One of the interesting challenges to teaching CS or VB is the lack of experienced colleagues to sit down with and discuss issues with.  If I want to discuss math curriculum or how to teach a math topic I have two experienced colleagues in the building.  Blogs and chat rooms are somewhat lacking, you never know who you are talking to and it is sometimes difficult to describe the problem or generate it consistently. I can usually figure things out if I get the time but time is something most classroom teachers do not have a lot of floating around.

Speaking of time I now have to go figure out how to run a Mac.  My advanced class is going to try to write an iPod touch app with something called Corona from Anscamobile.com.  Should be interesting.

Anybody know what a “technology school” is?

January 10, 2011

We are a private K-12 school. As such we have to compete with the free public schools for students. Academically we are more than competitive. If you graduate from here, and did not goof off too much, you will have the academic background to attend any university of your choice. For many parents and kids this is a pretty big attractor to attend here. But given the present state of the economy we need to have something that will get parents lined up at the door trying to give us the $8000 per kid tuition.

Wishing to increase our attractiveness, one of the administrators has decided we need to be known as the “technology school” to increase enrolment. Personally, I think it is a great idea. After all, I am the school tech dude and I love tech stuff so of course I am going to love the idea. My only question is; what is a “technology school”? Does this mean a 1-to-1 laptop ratio, or four years of computer science is offered in the high school, or every classroom has a Smartboard and a teacher that knows how to use it? Or is there some other property that makes a “technology school”?

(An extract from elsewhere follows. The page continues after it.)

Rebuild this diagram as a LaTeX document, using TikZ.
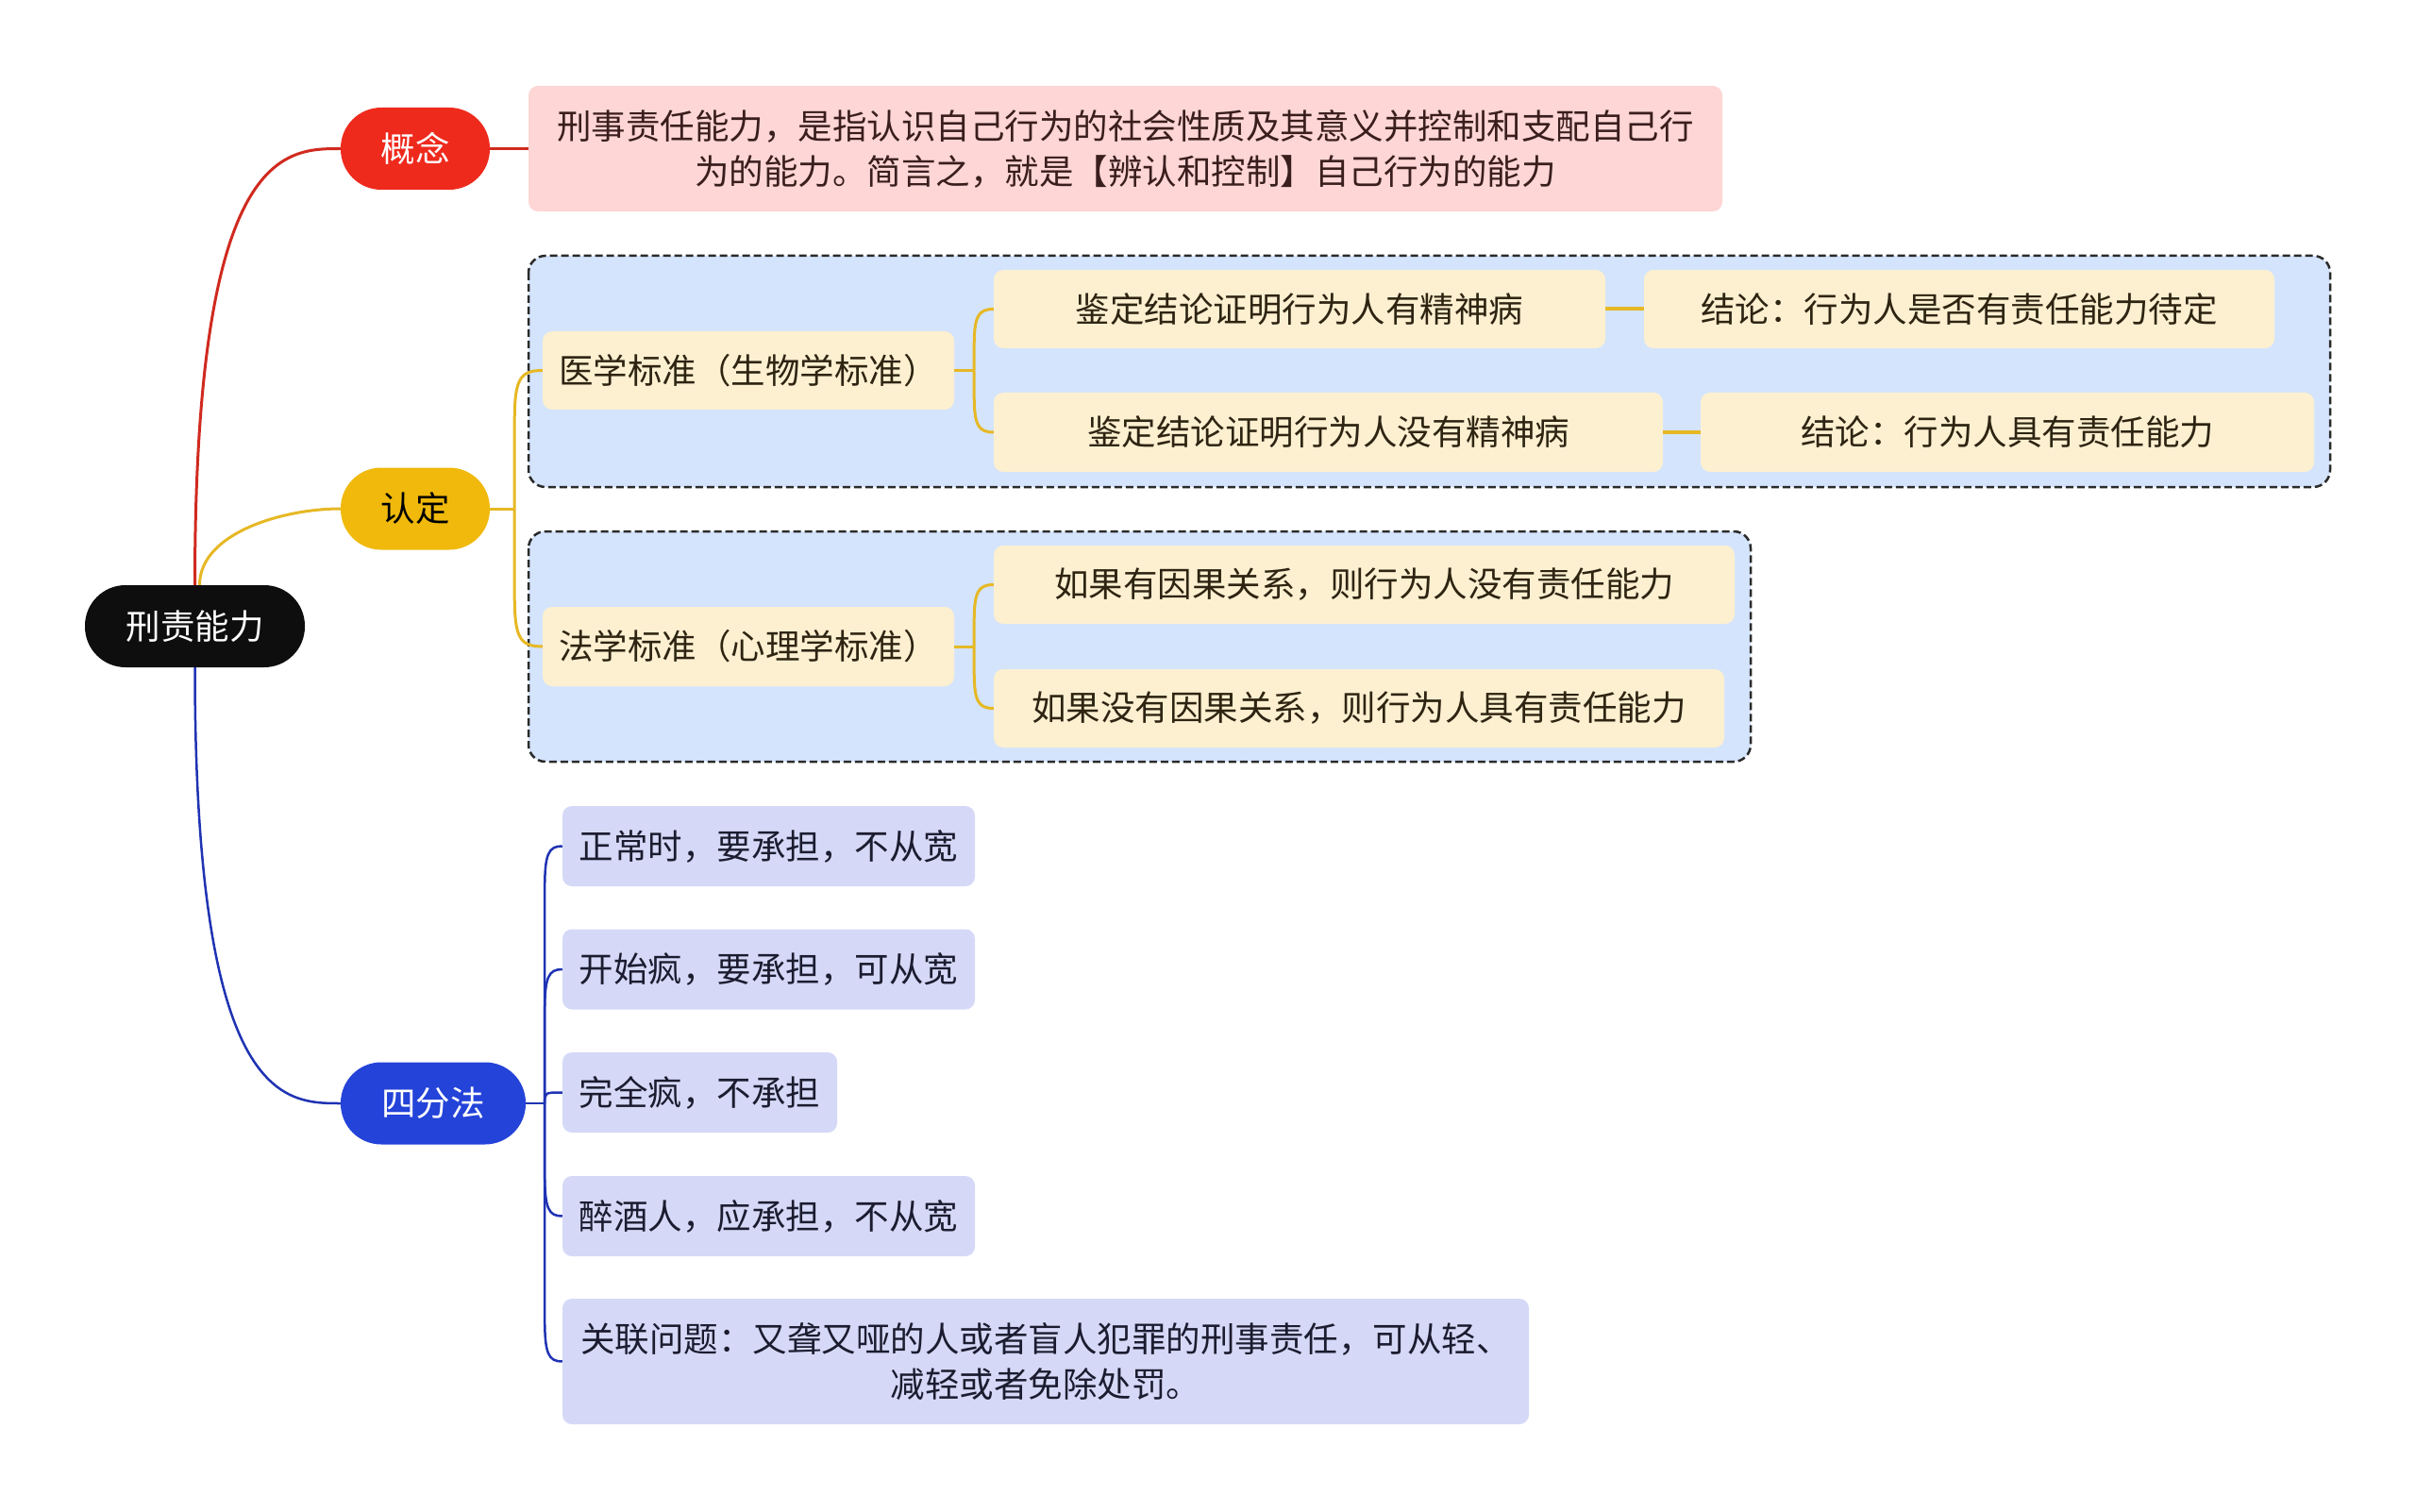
\documentclass[tikz,border=0pt]{standalone}
\usepackage{fontspec}
\setmainfont{Noto Sans CJK SC}
\usetikzlibrary{calc}
\definecolor{rootc}{HTML}{0E0E0E}
\definecolor{redc}{HTML}{EE2A1D}
\definecolor{redline}{HTML}{D02A1F}
\definecolor{yelc}{HTML}{F0B90C}
\definecolor{yelline}{HTML}{E6B824}
\definecolor{bluec}{HTML}{2443D8}
\definecolor{blueline}{HTML}{1F33B3}
\definecolor{pinkc}{HTML}{FDD6D5}
\definecolor{pinktext}{HTML}{3A1E1E}
\definecolor{grpc}{HTML}{D4E4FC}
\definecolor{grpborder}{HTML}{2A2A2A}
\definecolor{creamc}{HTML}{FCF0D1}
\definecolor{creamtext}{HTML}{2E2412}
\definecolor{lavc}{HTML}{D5D9F7}
\definecolor{lavtext}{HTML}{1C1C30}
\tikzset{
  every node/.style={font=\fontsize{36.5}{48}\selectfont, inner sep=0pt, align=center},
  pill/.style={rounded corners=43pt, minimum height=87pt, text=white},
  pinkbox/.style={fill=pinkc, rounded corners=10pt, text=pinktext},
  creambox/.style={fill=creamc, rounded corners=10pt, text=creamtext, minimum height=83pt},
  lavbox/.style={fill=lavc, rounded corners=10pt, text=lavtext, minimum height=85pt},
  grpbox/.style={fill=grpc, draw=grpborder, line width=2.5pt, dash pattern=on 8pt off 4pt, rounded corners=18pt},
  redlink/.style={draw=redline, line width=3pt},
  yellink/.style={draw=yelline, line width=3pt},
  yelshort/.style={draw=yelline, line width=4pt},
  bluelink/.style={draw=blueline, line width=2.5pt},
}
\begin{document}
\begin{tikzpicture}[x=1pt,y=-1pt]
\useasboundingbox (0,0) rectangle (2560,1602);
\fill[white] (0,0) rectangle (2560,1602);

% groups
\draw[grpbox] (560,271) rectangle (2469,516);
\draw[grpbox] (560,563) rectangle (1855,807);

% main nodes
\node[pill, fill=rootc, minimum width=233pt] (root) at (206.5,663.5) {刑责能力};
\node[pill, fill=redc, minimum width=158pt] (gn) at (440,157.5) {概念};
\node[pill, fill=yelc, text=black, minimum width=158pt] (rd) at (440,539) {认定};
\node[pill, fill=bluec, minimum width=196pt] (sf) at (459,1169) {四分法};

% concept
\node[pinkbox, minimum width=1265pt, minimum height=133pt] (def) at (1192.5,157.5)
  {刑事责任能力，是指认识自己行为的社会性质及其意义并控制和支配自己行\\为的能力。简言之，就是【辨认和控制】自己行为的能力};

% medical standard
\node[creambox, minimum width=436pt] (yx) at (793,392.5) {医学标准（生物学标准）};
\node[creambox, minimum width=648pt] (yx1) at (1377,327.5) {鉴定结论证明行为人有精神病};
\node[creambox, minimum width=668pt] (yx1c) at (2076,327.5) {结论：行为人是否有责任能力待定};
\node[creambox, minimum width=709pt, minimum height=84pt] (yx2) at (1407.5,458) {鉴定结论证明行为人没有精神病};
\node[creambox, minimum width=650pt, minimum height=84pt] (yx2c) at (2127,458) {结论：行为人具有责任能力};

% legal standard
\node[creambox, minimum width=436pt, minimum height=84pt] (fx) at (793,685) {法学标准（心理学标准）};
\node[creambox, minimum width=785pt] (fx1) at (1445.5,619.5) {如果有因果关系，则行为人没有责任能力};
\node[creambox, minimum width=774pt] (fx2) at (1440,750.5) {如果没有因果关系，则行为人具有责任能力};

% four-part
\node[lavbox, minimum width=437pt] (s1) at (814.5,896.5) {正常时，要承担，不从宽};
\node[lavbox, minimum width=437pt] (s2) at (814.5,1027) {开始疯，要承担，可从宽};
\node[lavbox, minimum width=291pt] (s3) at (741.5,1157.5) {完全疯，不承担};
\node[lavbox, minimum width=437pt] (s4) at (814.5,1288.5) {醉酒人，应承担，不从宽};
\node[lavbox, minimum width=1024pt, minimum height=133pt] (s5) at (1108,1442.5)
  {关联问题：又聋又哑的人或者盲人犯罪的刑事责任，可从轻、\\减轻或者免除处罚。};

% root connectors
\draw[redlink] (root.north) .. controls (root.north |- gn.west) and ($(gn.west)+(-60,0)$) .. (gn.west);
\draw[yellink] ($(root.north)+(5,0)$) .. controls ($(root.north)+(5,-55)$) and ($(rd.west)+(-61,0)$) .. (rd.west);
\draw[bluelink] (root.south) .. controls (root.south |- sf.west) and ($(sf.west)+(-60,0)$) .. (sf.west);

% concept link
\draw[redlink] (gn.east) -- (def.west);

% rending bracket
\coordinate (jr) at ($(rd.east)+(26,0)$);
\draw[yellink] (rd.east) -- (jr);
\draw[yellink] (jr) -- ($(jr |- yx.west)+(0,55)$) .. controls ($(jr |- yx.west)+(0,10)$) and ($(jr |- yx.west)+(5,0)$) .. (yx.west);
\draw[yellink] (jr) -- ($(jr |- fx.west)+(0,-55)$) .. controls ($(jr |- fx.west)+(0,-10)$) and ($(jr |- fx.west)+(5,0)$) .. (fx.west);

% medical bracket
\coordinate (jy) at ($(yx.east)+(21,0)$);
\draw[yellink] (yx.east) -- (jy);
\draw[yellink] (jy) -- ($(jy |- yx1.west)+(0,40)$) .. controls ($(jy |- yx1.west)+(0,8)$) and ($(jy |- yx1.west)+(4,0)$) .. (yx1.west);
\draw[yellink] (jy) -- ($(jy |- yx2.west)+(0,-40)$) .. controls ($(jy |- yx2.west)+(0,-8)$) and ($(jy |- yx2.west)+(4,0)$) .. (yx2.west);
\draw[yelshort] (yx1.east) -- (yx1c.west);
\draw[yelshort] (yx2.east) -- (yx2c.west);

% legal bracket
\coordinate (jf) at ($(fx.east)+(21,0)$);
\draw[yellink] (fx.east) -- (jf);
\draw[yellink] (jf) -- ($(jf |- fx1.west)+(0,40)$) .. controls ($(jf |- fx1.west)+(0,8)$) and ($(jf |- fx1.west)+(4,0)$) .. (fx1.west);
\draw[yellink] (jf) -- ($(jf |- fx2.west)+(0,-40)$) .. controls ($(jf |- fx2.west)+(0,-8)$) and ($(jf |- fx2.west)+(4,0)$) .. (fx2.west);

% four-part bracket
\coordinate (js) at ($(sf.east)+(20,0)$);
\draw[bluelink] (sf.east) -- (js);
\draw[bluelink] (js) -- ($(js |- s1.west)+(0,45)$) .. controls ($(js |- s1.west)+(0,8)$) and ($(js |- s1.west)+(4,0)$) .. (s1.west);
\draw[bluelink] (js) -- ($(js |- s2.west)+(0,45)$) .. controls ($(js |- s2.west)+(0,8)$) and ($(js |- s2.west)+(4,0)$) .. (s2.west);
\draw[bluelink] (js) .. controls (js |- s3.west) .. (s3.west);
\draw[bluelink] (js) -- ($(js |- s4.west)+(0,-45)$) .. controls ($(js |- s4.west)+(0,-8)$) and ($(js |- s4.west)+(4,0)$) .. (s4.west);
\draw[bluelink] (js) -- ($(js |- s5.west)+(0,-45)$) .. controls ($(js |- s5.west)+(0,-8)$) and ($(js |- s5.west)+(4,0)$) .. (s5.west);
\end{tikzpicture}
\end{document}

I am not quite sure the administrator realizes what would be required to implement any of just those three in money or labor. School technology is not plug-and-play. We have a teacher that uses a Smartboard regularly. He figures it took him about three years to get his curriculum rewritten so its use is justified and it is not just a big expensive mouse. We have kids who bring laptops into the school. We have teacher comments ranging from “terrific, I wish they all had them” to “we cannot have that”. I figure a curriculum re-write to take advantage of a 1-to-1 laptop ratio would require lots of staff time ($$), lots of staff commitment and re-education, and some major infrastructure upgrades ($$). The Microsoft sponsored School of the Future in Philadelphia had some major teething issues and that was with some major money and some major tech support.

So many school technology spending projects are so poorly thought out or implemented that the end result is only money wasted. Hanging a Smartboard on the wall and telling the teacher “here it is” is fiscally irresponsible. With our budget, fiscal irresponsibility is simply not something we can tolerate. So figuring out what a “technology school” is and how much it would cost to be one is not trivial.